Pensando alla mobilità delle proprie risorse, questa è sicuramente un’opportunità per le aziende per incrementare la produttività personale. D’altro canto gli impatti sulla sicurezza sono importanti, sia per l’esposizione di dati aziendali all’esterno dei confini canonici, con rischi di perdita di dati sensibili, sia per l’appetibilità che i dispositivi mobili esercitano sui fraudster che stanno concentrando su questi dispositivi la loro attenzione, considerata la diffusione in forte crescita”.

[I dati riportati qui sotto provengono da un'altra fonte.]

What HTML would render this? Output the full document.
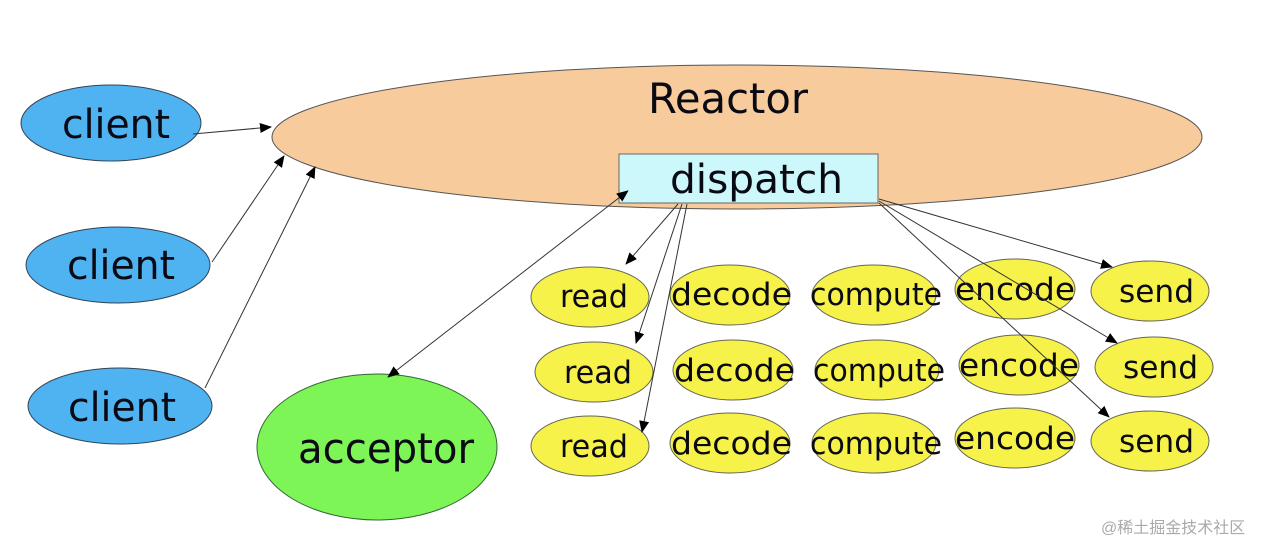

L’identità nell’era del Bring your own device
“Per Hp – risponde Antonio Marsico, Security & Risk Management Practice manager Technology Services alla sede italiana del vendor – è importante la combinazione di persone, processi e tecnologie in una soluzione integrata di sicurezza, per ridurre i rischi e poter gestire la compliance a requisiti normativi e organizzativi. La consumerizzazione porta i Cio a rivedere i modelli di sicurezza tradizionali, ridisegnando l’evoluzione dei sistemi di Identity e Access Management. Hp ArcSight IdView consente di far evolvere l’Iam verso un potente sistema di correlazione che consente di capire chi è in rete, quali sono i dati acceduti e le azioni sui quei dati”. Sono d’accordo sia Vulpiani di Rsa sia Molteni di Ca: “È indispensabile affiancare ai classici modelli a ruoli (Rbac, Abac,…) – precisa il primo – sistemi di Identity Protection e Verification (Ipv) al passo con la flessibilità e la dinamicità cui gli utenti si sono presto abituati con lo stile Bring your own device (Byod). Dobbiamo quindi superare il limite dei permessi attribuiti staticamente alle identità per evolvere verso approcci risk-based capaci di valutare istantaneamente i rischi in funzione delle azioni che l’utente sta compiendo, del contesto operativo e dell’analisi comportamentale dell’utente stesso”. “Nell’affrontare l’It consumerization – afferma Molteni – occorre tenere presente due aspetti. Il primo è il tipo di device, rispetto al quale bisogna analizzare, per esempio, la modalità di user identification, la possibilità di cancellare le informazioni in caso di furto, come sono testate le applicazioni e così via. Il secondo è il processo di Identity e Access Management. La consumerizzazione impone maggiore attenzione alla strong authentication e alla gestione delle autorizzazioni di accesso. Un processo che non può essere attuato una sola volta all’anno. Non bisogna poi dimenticarsi degli utenti privilegiati. Anche nei loro confronti serve una più attenta verifica del contesto operativo in cui accedono ai sistemi. Ultimo ma non meno importante, è l’aspetto del reporting, necessario per audit sia interni che esterni”.
Il firewall non basta più
“Tradizionalmente – sostiene Giovanni Todaro, Security System manager di Ibm Italia – erano i firewall a controllare l’accesso alle applicazioni. Oggi i firewall sono più limitati nel controllo che possono fornire perché le applicazioni possono, ad esempio, cambiare porta/protocollo, se non riescono a comunicare. Inoltre, sono spesso nascoste mediante il tunneling in altri protocolli come http o con una sessione Ssl”. “Fornire visibilità sugli accessi alle applicazioni e controllare gli utenti – aggiunge poi – è possibile attraverso la convergenza di tre tecnologie chiave di sicurezza: identità, accesso e gestione delle minacce. Per identificare queste ultime è utile la Deep Packet Inspection (Dpi), una tecnologia già nota e utilizzata a livello di rete (intrusion prevention). Applicandola anche a livello applicativo, diventa possibile determinare quali applicazioni (sia web e non web) siano in uso e da chi. La sostanziale novità della soluzione Ibm Identity Access Manager sta nell’offrire un cruscotto integrato che riesce a dare un’unica visione di tutti questi aspetti, grazie a un approccio predittivo integrato a supporto delle esigenze aziendali. L’Ibm Identity Access Manager è una delle soluzioni di sicurezza nel portfolio della nuova divisione Ibm Security Systems, che ha consolidato le soluzioni Ibm Tivoli, Ibm Rational e il software Q1 Labs, di recente acquisizione, che raccoglie e analizza informazioni provenienti da centinaia di fonti in tutta l’organizzazione per segnalare eventi sospetti o anomali”.